> _EXERCISE TASK_
Write out the opening lines of the data word for word, up to and including the line with "iter_pc_m2 = [0.44, 1.10, 2.27, 4.3]", and leave every picture and every later line out.

> _INFORMATION SUPPLIED_

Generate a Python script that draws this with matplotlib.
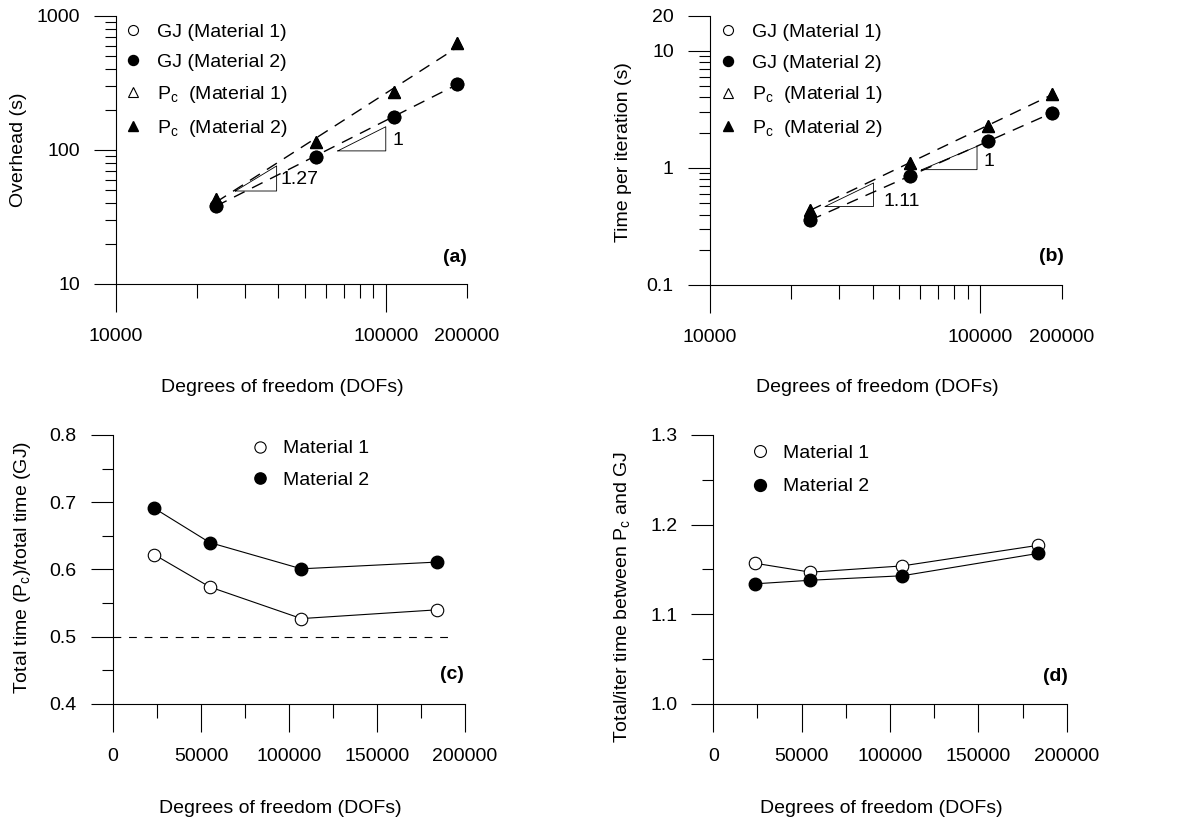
import matplotlib
matplotlib.use('Agg')
import matplotlib.pyplot as plt
from matplotlib.ticker import FixedLocator, FixedFormatter, NullFormatter
import numpy as np

plt.rcParams['font.family'] = ['Liberation Sans', 'DejaVu Sans']
plt.rcParams['font.size'] = 14
plt.rcParams['mathtext.fontset'] = 'custom'
plt.rcParams['mathtext.rm'] = 'Liberation Sans'
plt.rcParams['mathtext.it'] = 'Liberation Sans:italic'
plt.rcParams['axes.linewidth'] = 0.8

##Values
dofs = [23500, 55000, 107000, 184000]

# (a) overhead, (b) time per iteration - material 1 sits under material 2
overhead_gj_m1 = [38.5, 89, 177, 311]
overhead_gj_m2 = [38.5, 89, 177, 311]
overhead_pc_m1 = [43, 115, 272, 625]
overhead_pc_m2 = [43, 115, 272, 625]
iter_gj_m1 = [0.36, 0.85, 1.69, 2.96]
iter_gj_m2 = [0.36, 0.85, 1.69, 2.96]
iter_pc_m1 = [0.44, 1.10, 2.27, 4.3]
iter_pc_m2 = [0.44, 1.10, 2.27, 4.3]

# (c) total time ratio, (d) total/iter time ratio
ratio_m1 = [0.622, 0.574, 0.527, 0.540]
ratio_m2 = [0.691, 0.640, 0.601, 0.611]
speed_m1 = [1.157, 1.147, 1.154, 1.177]
speed_m2 = [1.134, 1.138, 1.143, 1.168]

# slope triangles: x left, x right, y bottom, y top, label
slopes_a = [(27700, 39400, 49.4, 76, '1.27'), (66400, 100000, 98.4, 149, '1')]
slopes_b = [(26700, 40300, 0.469, 0.744, '1.11'), (60800, 97300, 0.967, 1.53, '1')]
# nudges (points) of the slope labels
nudge_a = [(3, -1), (5, -1)]
nudge_b = [(7, -5), (4.5, -2.5)]

pc = r'P$_\mathregular{c}$'
fig = plt.figure(figsize=(11.88, 8.26), dpi=100)

ax_a = fig.add_axes([0.0976, 0.6562, 0.2955, 0.3245])
ax_b = fig.add_axes([0.5976, 0.6550, 0.2960, 0.3260])
ax_c = fig.add_axes([0.0951, 0.1477, 0.2963, 0.3257])
ax_d = fig.add_axes([0.6004, 0.1477, 0.2975, 0.3257])


def style_axes(ax):
    for s in ['top', 'right']:
        ax.spines[s].set_visible(False)
    ax.tick_params(axis='x', which='major', length=20, width=0.8, pad=12)
    ax.tick_params(axis='x', which='minor', length=10, width=0.8, pad=22)
    ax.tick_params(axis='y', which='major', length=16, width=0.8, pad=10)
    ax.tick_params(axis='y', which='minor', length=8, width=0.8)


def log_panel(ax, gj1, gj2, pc1, pc2, slopes, nudges, ylim, yticks, ylabels, yminor):
    ax.set_xscale('log')
    ax.set_yscale('log')
    x = np.array(dofs, dtype=float)
    # power law fits shown as dashed lines
    for y in [gj2, pc2]:
        m, b = np.polyfit(np.log10(x), np.log10(y), 1)
        ax.plot(x, 10 ** (m * np.log10(x) + b), color='black', lw=1, dashes=(8.5, 6))
    ax.plot(dofs, gj1, 'o', ms=9, mfc='white', mec='black', mew=0.8, label='GJ (Material 1)')
    ax.plot(dofs, gj2, 'o', ms=9, color='black', label='GJ (Material 2)')
    ax.plot(dofs, pc1, '^', ms=9, mfc='white', mec='black', mew=0.8, label=pc + '  (Material 1)')
    ax.plot(dofs, pc2, '^', ms=9, color='black', label=pc + '  (Material 2)')
    for (x0, x1, y0, y1, lab), dxy in zip(slopes, nudges):
        ax.plot([x0, x1, x1, x0], [y0, y1, y0, y0], color='black', lw=0.6)
        ax.annotate(lab, xy=(x1, np.sqrt(y0 * y1)), xytext=dxy, textcoords='offset points',
                    va='center', ha='left')
    ax.set_xlim(1e4, 2e5)
    ax.set_ylim(*ylim)
    ax.xaxis.set_major_locator(FixedLocator([1e4, 1e5]))
    ax.xaxis.set_major_formatter(FixedFormatter(['10000', '100000']))
    xmin = [2e4, 3e4, 4e4, 5e4, 6e4, 7e4, 8e4, 9e4, 2e5]
    ax.xaxis.set_minor_locator(FixedLocator(xmin))
    ax.xaxis.set_minor_formatter(FixedFormatter([''] * 8 + ['200000']))
    ax.yaxis.set_major_locator(FixedLocator(yticks))
    ax.yaxis.set_major_formatter(FixedFormatter(ylabels))
    ax.yaxis.set_minor_locator(FixedLocator(yminor))
    ax.yaxis.set_minor_formatter(NullFormatter())
    style_axes(ax)


log_panel(ax_a, overhead_gj_m1, overhead_gj_m2, overhead_pc_m1, overhead_pc_m2, slopes_a, nudge_a,
          (10, 1000), [10, 100, 1000], ['10', '100', '1000'],
          [k * 10 for k in range(2, 10)] + [k * 100 for k in range(2, 10)])
log_panel(ax_b, iter_gj_m1, iter_gj_m2, iter_pc_m1, iter_pc_m2, slopes_b, nudge_b,
          (0.1, 20), [0.1, 1, 10, 20], ['0.1', '1', '10', '20'],
          [k * 0.1 for k in range(2, 10)] + [k * 1.0 for k in range(2, 10)])

ax_a.set_ylabel('Overhead (s)')
ax_b.set_ylabel('Time per iteration (s)')

for ax, x0, top in [(ax_a, 0.021, 0.974), (ax_b, 0.023, 0.971)]:
    ax.legend(loc='upper left', bbox_to_anchor=(x0, top), frameon=False, borderpad=0,
              borderaxespad=0, handlelength=1.0, handletextpad=0.75, labelspacing=0.66,
              markerscale=0.8)


def lin_panel(ax, m1, m2, ylim, yticks, yminor):
    # connecting lines first, markers (legend entries) on top
    ax.plot(dofs, m1, '-', color='black', lw=0.8)
    ax.plot(dofs, m2, '-', color='black', lw=0.8)
    ax.plot(dofs, m1, 'o', ms=9, mfc='white', mec='black', mew=0.8, label='Material 1')
    ax.plot(dofs, m2, 'o', ms=9, color='black', label='Material 2')
    ax.set_xlim(0, 200000)
    ax.set_ylim(*ylim)
    ax.set_xticks([0, 50000, 100000, 150000, 200000])
    ax.set_xticklabels(['0', '50000', '100000', '150000', '200000'])
    ax.set_xticks([25000, 75000, 125000, 175000], minor=True)
    ax.set_yticks(yticks)
    ax.set_yticklabels(['%.1f' % v for v in yticks])
    ax.set_yticks(yminor, minor=True)
    style_axes(ax)


lin_panel(ax_c, ratio_m1, ratio_m2, (0.4, 0.8), [0.4, 0.5, 0.6, 0.7, 0.8], [0.45, 0.55, 0.65, 0.75])
ax_c.plot([0, 193000], [0.5, 0.5], color='black', lw=0.8, dashes=(7, 7))
lin_panel(ax_d, speed_m1, speed_m2, (1.0, 1.3), [1.0, 1.1, 1.2, 1.3], [1.05, 1.15, 1.25])

ax_c.set_ylabel('Total time (' + pc + ')/total time (GJ)')
ax_d.set_ylabel('Total/iter time between ' + pc + ' and GJ')

ax_c.legend(loc='upper left', bbox_to_anchor=(0.39, 0.982), frameon=False, borderpad=0,
            borderaxespad=0, handlelength=1.0, handletextpad=0.7, labelspacing=0.73,
            markerscale=0.9)
ax_d.legend(loc='upper left', bbox_to_anchor=(0.105, 0.964), frameon=False, borderpad=0,
            borderaxespad=0, handlelength=1.0, handletextpad=0.7, labelspacing=0.8,
            markerscale=0.95)

# axis label placement
for ax, xl, yl in [(ax_a, (0.474, -0.388), (-0.279, 0.5)),
                   (ax_b, (0.475, -0.382), (-0.247, 0.492)),
                   (ax_c, (0.474, -0.388), (-0.256, 0.506)),
                   (ax_d, (0.476, -0.388), (-0.259, 0.399))]:
    ax.set_xlabel('Degrees of freedom (DOFs)')
    ax.xaxis.set_label_coords(*xl)
    ax.xaxis.label.set_va('center')
    ax.yaxis.set_label_coords(*yl)
    ax.yaxis.label.set_va('center')

for ax, lab, pos in [(ax_a, '(a)', (0.966, 0.10)), (ax_b, '(b)', (0.972, 0.104)),
                     (ax_c, '(c)', (0.962, 0.108)), (ax_d, '(d)', (0.967, 0.101))]:
    ax.text(pos[0], pos[1], lab, transform=ax.transAxes, ha='center', va='center',
            fontweight='bold')

fig.savefig('out.png', dpi=100)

> _EXERCISE RESPONSE_
Generate a Python script that draws this with matplotlib.
import matplotlib
matplotlib.use('Agg')
import matplotlib.pyplot as plt
from matplotlib.ticker import FixedLocator, FixedFormatter, NullFormatter
import numpy as np

plt.rcParams['font.family'] = ['Liberation Sans', 'DejaVu Sans']
plt.rcParams['font.size'] = 14
plt.rcParams['mathtext.fontset'] = 'custom'
plt.rcParams['mathtext.rm'] = 'Liberation Sans'
plt.rcParams['mathtext.it'] = 'Liberation Sans:italic'
plt.rcParams['axes.linewidth'] = 0.8

##Values
dofs = [23500, 55000, 107000, 184000]

# (a) overhead, (b) time per iteration - material 1 sits under material 2
overhead_gj_m1 = [38.5, 89, 177, 311]
overhead_gj_m2 = [38.5, 89, 177, 311]
overhead_pc_m1 = [43, 115, 272, 625]
overhead_pc_m2 = [43, 115, 272, 625]
iter_gj_m1 = [0.36, 0.85, 1.69, 2.96]
iter_gj_m2 = [0.36, 0.85, 1.69, 2.96]
iter_pc_m1 = [0.44, 1.10, 2.27, 4.3]
iter_pc_m2 = [0.44, 1.10, 2.27, 4.3]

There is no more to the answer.